Seattle–based industrial designer Jay Sae Jung Oh transforms thrift-store finds into protean, organic furniture statements.


By Claire Butwinick

Photographed by Amanda Ringstad

At first glance, South Korea–born, Seattle-based designer Jay Sae Jung Oh’s Savage series looks like piles of junk covered in leather.

And that’s exactly what it is—but it’s also so much more. Made from discarded plastic doll houses, rocking horse heads, teapots, and broken bicycle parts wrapped in individual leather cords, Oh’s works are unwanted items transformed into design objects with a message: reduce and reuse. “I wish that my audience would consider what they have,” she says. “If I can make people think about what they throw away and be more conscious about what they have now, that’s a practical way of solving the problem” of excessive waste.

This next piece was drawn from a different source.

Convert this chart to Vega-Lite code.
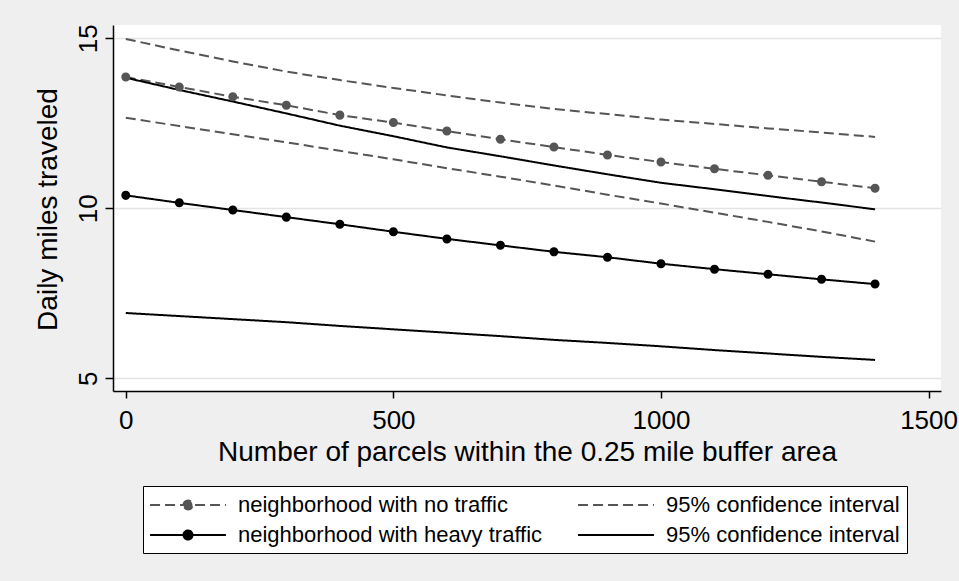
{
  "$schema": "https://vega.github.io/schema/vega-lite/v6.json",
  "width": 828,
  "height": 366,
  "autosize": {"type": "none"},
  "padding": {"left": 113, "top": 25, "right": 18, "bottom": 190},
  "background": "#efefef",
  "config": {
    "font": "Liberation Sans",
    "view": {"fill": "white", "stroke": null},
    "axis": {
      "domainColor": "#000000",
      "domainWidth": 1.5,
      "tickColor": "#000000",
      "tickWidth": 1.5,
      "labelColor": "#000000",
      "titleColor": "#000000",
      "titleFontWeight": "normal",
      "labelOverlap": false,
      "labelFlush": false,
      "labelBound": false
    },
    "legend": {
      "orient": "none",
      "legendX": 30,
      "legendY": 461,
      "direction": "horizontal",
      "columns": 2,
      "columnPadding": 31,
      "rowPadding": 7,
      "padding": 7,
      "strokeColor": "#000000",
      "fillColor": "#ffffff",
      "symbolSize": 484,
      "symbolOffset": 26,
      "symbolStrokeWidth": 2,
      "labelFontSize": 22,
      "labelColor": "#000000",
      "labelOffset": 38,
      "labelLimit": 600
    }
  },
  "data": {
    "values": [
      {"parcels": 0, "miles": 13.86, "group": "none", "curve": "estimate"},
      {"parcels": 100, "miles": 13.57, "group": "none", "curve": "estimate"},
      {"parcels": 200, "miles": 13.28, "group": "none", "curve": "estimate"},
      {"parcels": 300, "miles": 13.03, "group": "none", "curve": "estimate"},
      {"parcels": 400, "miles": 12.74, "group": "none", "curve": "estimate"},
      {"parcels": 500, "miles": 12.52, "group": "none", "curve": "estimate"},
      {"parcels": 600, "miles": 12.27, "group": "none", "curve": "estimate"},
      {"parcels": 700, "miles": 12.03, "group": "none", "curve": "estimate"},
      {"parcels": 800, "miles": 11.80, "group": "none", "curve": "estimate"},
      {"parcels": 900, "miles": 11.57, "group": "none", "curve": "estimate"},
      {"parcels": 1000, "miles": 11.36, "group": "none", "curve": "estimate"},
      {"parcels": 1100, "miles": 11.16, "group": "none", "curve": "estimate"},
      {"parcels": 1200, "miles": 10.97, "group": "none", "curve": "estimate"},
      {"parcels": 1300, "miles": 10.78, "group": "none", "curve": "estimate"},
      {"parcels": 1400, "miles": 10.59, "group": "none", "curve": "estimate"},

      {"parcels": 0, "miles": 14.98, "group": "none_ci", "curve": "upper"},
      {"parcels": 100, "miles": 14.64, "group": "none_ci", "curve": "upper"},
      {"parcels": 200, "miles": 14.32, "group": "none_ci", "curve": "upper"},
      {"parcels": 300, "miles": 14.02, "group": "none_ci", "curve": "upper"},
      {"parcels": 400, "miles": 13.77, "group": "none_ci", "curve": "upper"},
      {"parcels": 500, "miles": 13.54, "group": "none_ci", "curve": "upper"},
      {"parcels": 600, "miles": 13.32, "group": "none_ci", "curve": "upper"},
      {"parcels": 700, "miles": 13.11, "group": "none_ci", "curve": "upper"},
      {"parcels": 800, "miles": 12.92, "group": "none_ci", "curve": "upper"},
      {"parcels": 900, "miles": 12.77, "group": "none_ci", "curve": "upper"},
      {"parcels": 1000, "miles": 12.61, "group": "none_ci", "curve": "upper"},
      {"parcels": 1100, "miles": 12.48, "group": "none_ci", "curve": "upper"},
      {"parcels": 1200, "miles": 12.35, "group": "none_ci", "curve": "upper"},
      {"parcels": 1300, "miles": 12.23, "group": "none_ci", "curve": "upper"},
      {"parcels": 1400, "miles": 12.10, "group": "none_ci", "curve": "upper"},

      {"parcels": 0, "miles": 12.66, "group": "none_ci", "curve": "lower"},
      {"parcels": 100, "miles": 12.42, "group": "none_ci", "curve": "lower"},
      {"parcels": 200, "miles": 12.18, "group": "none_ci", "curve": "lower"},
      {"parcels": 300, "miles": 11.94, "group": "none_ci", "curve": "lower"},
      {"parcels": 400, "miles": 11.69, "group": "none_ci", "curve": "lower"},
      {"parcels": 500, "miles": 11.44, "group": "none_ci", "curve": "lower"},
      {"parcels": 600, "miles": 11.18, "group": "none_ci", "curve": "lower"},
      {"parcels": 700, "miles": 10.93, "group": "none_ci", "curve": "lower"},
      {"parcels": 800, "miles": 10.67, "group": "none_ci", "curve": "lower"},
      {"parcels": 900, "miles": 10.40, "group": "none_ci", "curve": "lower"},
      {"parcels": 1000, "miles": 10.14, "group": "none_ci", "curve": "lower"},
      {"parcels": 1100, "miles": 9.87, "group": "none_ci", "curve": "lower"},
      {"parcels": 1200, "miles": 9.60, "group": "none_ci", "curve": "lower"},
      {"parcels": 1300, "miles": 9.32, "group": "none_ci", "curve": "lower"},
      {"parcels": 1400, "miles": 9.02, "group": "none_ci", "curve": "lower"},

      {"parcels": 0, "miles": 10.38, "group": "heavy", "curve": "estimate"},
      {"parcels": 100, "miles": 10.16, "group": "heavy", "curve": "estimate"},
      {"parcels": 200, "miles": 9.95, "group": "heavy", "curve": "estimate"},
      {"parcels": 300, "miles": 9.74, "group": "heavy", "curve": "estimate"},
      {"parcels": 400, "miles": 9.53, "group": "heavy", "curve": "estimate"},
      {"parcels": 500, "miles": 9.31, "group": "heavy", "curve": "estimate"},
      {"parcels": 600, "miles": 9.10, "group": "heavy", "curve": "estimate"},
      {"parcels": 700, "miles": 8.91, "group": "heavy", "curve": "estimate"},
      {"parcels": 800, "miles": 8.72, "group": "heavy", "curve": "estimate"},
      {"parcels": 900, "miles": 8.56, "group": "heavy", "curve": "estimate"},
      {"parcels": 1000, "miles": 8.37, "group": "heavy", "curve": "estimate"},
      {"parcels": 1100, "miles": 8.21, "group": "heavy", "curve": "estimate"},
      {"parcels": 1200, "miles": 8.06, "group": "heavy", "curve": "estimate"},
      {"parcels": 1300, "miles": 7.91, "group": "heavy", "curve": "estimate"},
      {"parcels": 1400, "miles": 7.77, "group": "heavy", "curve": "estimate"},

      {"parcels": 0, "miles": 13.84, "group": "heavy_ci", "curve": "upper"},
      {"parcels": 100, "miles": 13.48, "group": "heavy_ci", "curve": "upper"},
      {"parcels": 200, "miles": 13.14, "group": "heavy_ci", "curve": "upper"},
      {"parcels": 300, "miles": 12.79, "group": "heavy_ci", "curve": "upper"},
      {"parcels": 400, "miles": 12.43, "group": "heavy_ci", "curve": "upper"},
      {"parcels": 500, "miles": 12.12, "group": "heavy_ci", "curve": "upper"},
      {"parcels": 600, "miles": 11.79, "group": "heavy_ci", "curve": "upper"},
      {"parcels": 700, "miles": 11.53, "group": "heavy_ci", "curve": "upper"},
      {"parcels": 800, "miles": 11.26, "group": "heavy_ci", "curve": "upper"},
      {"parcels": 900, "miles": 11.00, "group": "heavy_ci", "curve": "upper"},
      {"parcels": 1000, "miles": 10.75, "group": "heavy_ci", "curve": "upper"},
      {"parcels": 1100, "miles": 10.56, "group": "heavy_ci", "curve": "upper"},
      {"parcels": 1200, "miles": 10.36, "group": "heavy_ci", "curve": "upper"},
      {"parcels": 1300, "miles": 10.17, "group": "heavy_ci", "curve": "upper"},
      {"parcels": 1400, "miles": 9.97, "group": "heavy_ci", "curve": "upper"},

      {"parcels": 0, "miles": 6.92, "group": "heavy_ci", "curve": "lower"},
      {"parcels": 100, "miles": 6.83, "group": "heavy_ci", "curve": "lower"},
      {"parcels": 200, "miles": 6.74, "group": "heavy_ci", "curve": "lower"},
      {"parcels": 300, "miles": 6.65, "group": "heavy_ci", "curve": "lower"},
      {"parcels": 400, "miles": 6.54, "group": "heavy_ci", "curve": "lower"},
      {"parcels": 500, "miles": 6.44, "group": "heavy_ci", "curve": "lower"},
      {"parcels": 600, "miles": 6.34, "group": "heavy_ci", "curve": "lower"},
      {"parcels": 700, "miles": 6.24, "group": "heavy_ci", "curve": "lower"},
      {"parcels": 800, "miles": 6.13, "group": "heavy_ci", "curve": "lower"},
      {"parcels": 900, "miles": 6.04, "group": "heavy_ci", "curve": "lower"},
      {"parcels": 1000, "miles": 5.94, "group": "heavy_ci", "curve": "lower"},
      {"parcels": 1100, "miles": 5.83, "group": "heavy_ci", "curve": "lower"},
      {"parcels": 1200, "miles": 5.73, "group": "heavy_ci", "curve": "lower"},
      {"parcels": 1300, "miles": 5.63, "group": "heavy_ci", "curve": "lower"},
      {"parcels": 1400, "miles": 5.54, "group": "heavy_ci", "curve": "lower"}
    ]
  },
  "encoding": {
    "x": {
      "field": "parcels",
      "type": "quantitative",
      "scale": {"domain": [-23.9, 1523.2], "nice": false, "zero": false},
      "axis": {
        "values": [0, 500, 1000, 1500],
        "format": "d",
        "grid": false,
        "tickSize": 7,
        "labelFontSize": 26,
        "labelBaseline": "alphabetic",
        "labelPadding": 30,
        "title": "Number of parcels within the 0.25 mile buffer area",
        "titleFontSize": 28,
        "titleBaseline": "alphabetic",
        "titleAlign": "center",
        "titleX": 414,
        "titleY": 69
      }
    },
    "y": {
      "field": "miles",
      "type": "quantitative",
      "scale": {"domain": [4.626, 15.391], "nice": false, "zero": false},
      "axis": {
        "values": [5, 10, 15],
        "grid": true,
        "gridColor": "#e4e4e4",
        "gridWidth": 1.5,
        "tickSize": 8,
        "labelFontSize": 26,
        "labelAngle": 270,
        "labelAlign": "center",
        "labelBaseline": "alphabetic",
        "labelPadding": 9,
        "title": "Daily miles traveled",
        "titleFontSize": 28,
        "titleAngle": 270,
        "titleAlign": "center",
        "titleBaseline": "alphabetic",
        "titleX": -57,
        "titleY": 184
      }
    },
    "color": {
      "field": "group",
      "type": "nominal",
      "scale": {
        "domain": ["none", "none_ci", "heavy", "heavy_ci"],
        "range": ["#555555", "#555555", "#000000", "#000000"]
      },
      "legend": {
        "title": null,
        "labelExpr": "datum.value === 'none' ? 'neighborhood with no traffic' : datum.value === 'heavy' ? 'neighborhood with heavy traffic' : '95% confidence interval'"
      }
    }
  },
  "layer": [
    {
      "mark": {"type": "line", "strokeWidth": 2},
      "encoding": {
        "detail": {"field": "curve", "type": "nominal"},
        "strokeDash": {
          "field": "group",
          "type": "nominal",
          "scale": {
            "domain": ["none", "none_ci", "heavy", "heavy_ci"],
            "range": [[10, 5], [10, 5], [1, 0], [1, 0]]
          },
          "legend": {
            "title": null,
            "labelExpr": "datum.value === 'none' ? 'neighborhood with no traffic' : datum.value === 'heavy' ? 'neighborhood with heavy traffic' : '95% confidence interval'"
          }
        }
      }
    },
    {
      "transform": [{"filter": "datum.curve === 'estimate'"}],
      "mark": {"type": "point", "filled": true, "size": 484, "opacity": 1},
      "encoding": {
        "shape": {
          "field": "group",
          "type": "nominal",
          "scale": {
            "domain": ["none", "none_ci", "heavy", "heavy_ci"],
            "range": [
              "M-3.45,0H3.45M-0.41,0A0.41,0.41,0,1,1,0.41,0A0.41,0.41,0,1,1,-0.41,0Z",
              "M-3.45,0H3.45",
              "M-3.45,0H3.45M-0.41,0A0.41,0.41,0,1,1,0.41,0A0.41,0.41,0,1,1,-0.41,0Z",
              "M-3.45,0H3.45"
            ]
          },
          "legend": {
            "title": null,
            "labelExpr": "datum.value === 'none' ? 'neighborhood with no traffic' : datum.value === 'heavy' ? 'neighborhood with heavy traffic' : '95% confidence interval'"
          }
        }
      }
    }
  ]
}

For the past eight years, Oh has designed upcycled chairs, benches, and side tables composed of plastic artifacts that she sources from recycling centers and thrown away objects from herself and friends. Each piece of furniture is formed gradually, over a months-long design process, as Oh glues trash and trinkets together around a wooden chair or table using four kinds of adhesive. Then, she meticulously wraps the whole thing in black cowhide threads or natural jute. The everyday items are almost unrecognizable in the finished product, identifiable only by their shapes.


One of her first pieces—her Savage chair (2011), which she designed while earning her master’s in 3D design from Michigan’s Cranbrook Academy of Art—is in the Cranbrook Art Museum’s permanent collection, and her Savage sofa (2015) has a permanent place at Pittsburgh’s Carnegie Museum of Art. Her work is represented by the New York gallery Salon 94 Design, whose other clients include designers Rick Owens and Thomas Barger.

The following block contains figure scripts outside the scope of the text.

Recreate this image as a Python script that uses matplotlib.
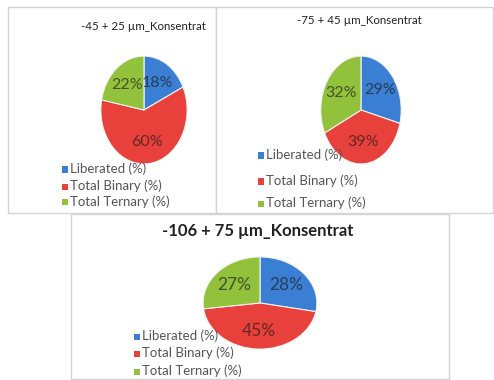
import matplotlib.pyplot as plt
from matplotlib.patches import Rectangle

plt.rcParams['font.family'] = ['Lato', 'DejaVu Sans']

W, H = 494, 380

categories = ["Liberated (%)", "Total Binary (%)", "Total Ternary (%)"]
colors = ["#3b7fd4", "#e8403b", "#92c13c"]

titles = ["-45 + 25 µm_Konsentrat", "-75 + 45 µm_Konsentrat", "-106 + 75 µm_Konsentrat"]
vals_45_25 = [18, 60, 22]
vals_75_45 = [29, 39, 32]
vals_106_75 = [28, 45, 27]

fig = plt.figure(figsize=(W / 100, H / 100), dpi=100)


def fx(x):
    return x / W


def fy(y):
    return 1 - y / H


def box(x0, y0, x1, y1):
    fig.add_artist(Rectangle((fx(x0), fy(y1)), fx(x1) - fx(x0), fy(y0) - fy(y1),
                             transform=fig.transFigure, facecolor="white",
                             edgecolor="#d4d4d4", lw=1.0, zorder=0))


def pie(vals, cx, cy, rx, ry, fs):
    ax = fig.add_axes([fx(cx - rx), fy(cy + ry), 2 * rx / W, 2 * ry / H])
    ax.pie(vals, colors=colors, startangle=90, counterclock=False, radius=1,
           autopct=lambda p: f"{p:.0f}%", pctdistance=0.6,
           wedgeprops=dict(edgecolor="#f2f2f2", linewidth=0.8),
           textprops=dict(fontsize=fs, color="#1a1a1a", alpha=0.65))
    ax.set_xlim(-1.02, 1.02)
    ax.set_ylim(-1.02, 1.02)
    ax.set_aspect("auto")
    ax.axis("off")


def legend(x, ys, fs):
    for c, lab, y in zip(colors, categories, ys):
        fig.add_artist(Rectangle((fx(x), fy(y + 3.5)), 6 / W, 6 / H,
                                 transform=fig.transFigure, facecolor=c,
                                 edgecolor="none", zorder=3))
        fig.text(fx(x + 8), fy(y), lab, fontsize=fs, color="#555555", va="center")


# panel frames
box(8, 7, 216, 213)
box(216, 7, 493, 213)
box(71, 214, 449, 379)

# top left
fig.text(fx(143), fy(26), titles[0], fontsize=8.3, color="#222222", ha="center", va="center")
pie(vals_45_25, 144, 110, 44, 55, 11.5)
legend(62, [169, 186, 202], 9.5)

# top right
fig.text(fx(359), fy(20), titles[1], fontsize=8.3, color="#222222", ha="center", va="center")
pie(vals_75_45, 361, 110, 41, 55, 11.5)
legend(258, [155, 181, 203], 9.5)

# bottom
fig.text(fx(258), fy(231), titles[2], fontsize=12, fontweight="bold", color="#222222",
         ha="center", va="center")
pie(vals_106_75, 260, 303, 58, 47, 12.5)
legend(134, [336, 353, 371], 9.5)

fig.savefig("out.png", dpi=100)
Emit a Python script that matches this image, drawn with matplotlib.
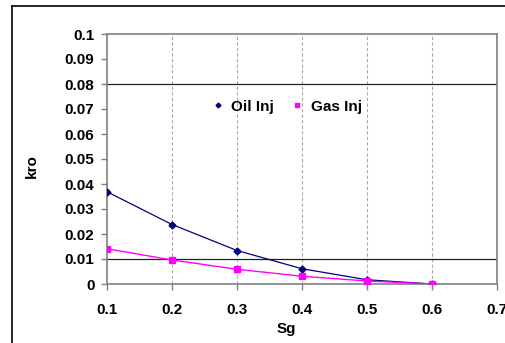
import matplotlib
matplotlib.use('Agg')
import matplotlib.pyplot as plt
from matplotlib.lines import Line2D

plt.rcParams['font.family'] = ['Liberation Sans', 'DejaVu Sans']
plt.rcParams['font.weight'] = 'bold'

sg = [0.1, 0.2, 0.3, 0.4, 0.5, 0.6]
kro_oil_inj = [0.0369, 0.0238, 0.0134, 0.0061, 0.0017, 0.0]
kro_gas_inj = [0.0141, 0.0096, 0.0059, 0.0031, 0.0012, 0.0]

x_ticks = [0.1, 0.2, 0.3, 0.4, 0.5, 0.6, 0.7]
y_ticks = [0, 0.01, 0.02, 0.03, 0.04, 0.05, 0.06, 0.07, 0.08, 0.09, 0.1]
x_grid = [0.2, 0.3, 0.4, 0.5, 0.6]
y_grid = [0.01, 0.08]

fig = plt.figure(figsize=(5.06, 3.43), dpi=100)
fig.patch.set_facecolor('white')

# outer chart border (top and left only visible)
fig.add_artist(Line2D([12/506, 1.0], [1 - 6/343, 1 - 6/343], color='black', lw=1.2))
fig.add_artist(Line2D([12/506, 12/506], [0, 1 - 6/343], color='black', lw=1.2))

ax = fig.add_axes([107/506, 1 - 284/343, 390/506, 250/343])

for xv in x_grid:
    ax.axvline(xv, color='#aaaaaa', lw=0.8, ls=(0, (3, 2)), zorder=1)
for yv in y_grid:
    ax.axhline(yv, color='#222222', lw=0.9, zorder=1)

ax.plot(sg, kro_oil_inj, color='#000080', lw=0.9, marker='D', ms=3.5, label='Oil Inj', zorder=3)
ax.plot(sg, kro_gas_inj, color='#ff00ff', lw=1.0, marker='s', ms=5, label='Gas Inj', zorder=3)

ax.set_xlim(0.1, 0.7)
ax.set_ylim(0, 0.1)
ax.set_xticks(x_ticks)
ax.set_yticks(y_ticks)
ax.set_xticklabels([f'{v:g}' for v in x_ticks])
ax.set_yticklabels([f'{v:g}' for v in y_ticks])
ax.tick_params(axis='both', direction='out', length=4, width=1, color='#808080',
               labelsize=11, pad=5)
ax.tick_params(axis='x', pad=10)

for s in ax.spines.values():
    s.set_color('#808080')
    s.set_linewidth(1.2)

ax.set_xlabel('Sg', fontsize=11, fontweight='bold')
ax.xaxis.set_label_coords(0.46, -0.15)
ax.set_ylabel('kro', fontsize=11, fontweight='bold')
ax.yaxis.set_label_coords(-0.175, 0.47)

ax.legend(loc='center', bbox_to_anchor=(0.463, 0.71), ncol=2, frameon=False,
          fontsize=11, handlelength=0.6, handletextpad=0.6, columnspacing=1.2,
          markerscale=0.7)
leg = ax.get_legend()
for h in leg.legend_handles:
    h.set_linestyle('none')

fig.savefig('out.png', dpi=100)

This December, Oh will debut five one-of-a-kind additions to the Savage series, including a lounge chair, two stools, and two table lamps covered in raw or multi-colored leather, at Design Miami. They’ll be presented at Salon 94 Design’s booth alongside drawings by Italian architect and designer Gaetano Pesce, for whom she once worked. The new pieces, like her previous ones, compellingly juxtapose natural and mass-produced materials to evoke emotion in a way that most furniture does not. “My work reminds [people] of old memories,” she says. “[They see] toys they played with or things they threw away the other day. If I can change the way they look at wasting culture, that’s good enough for me.”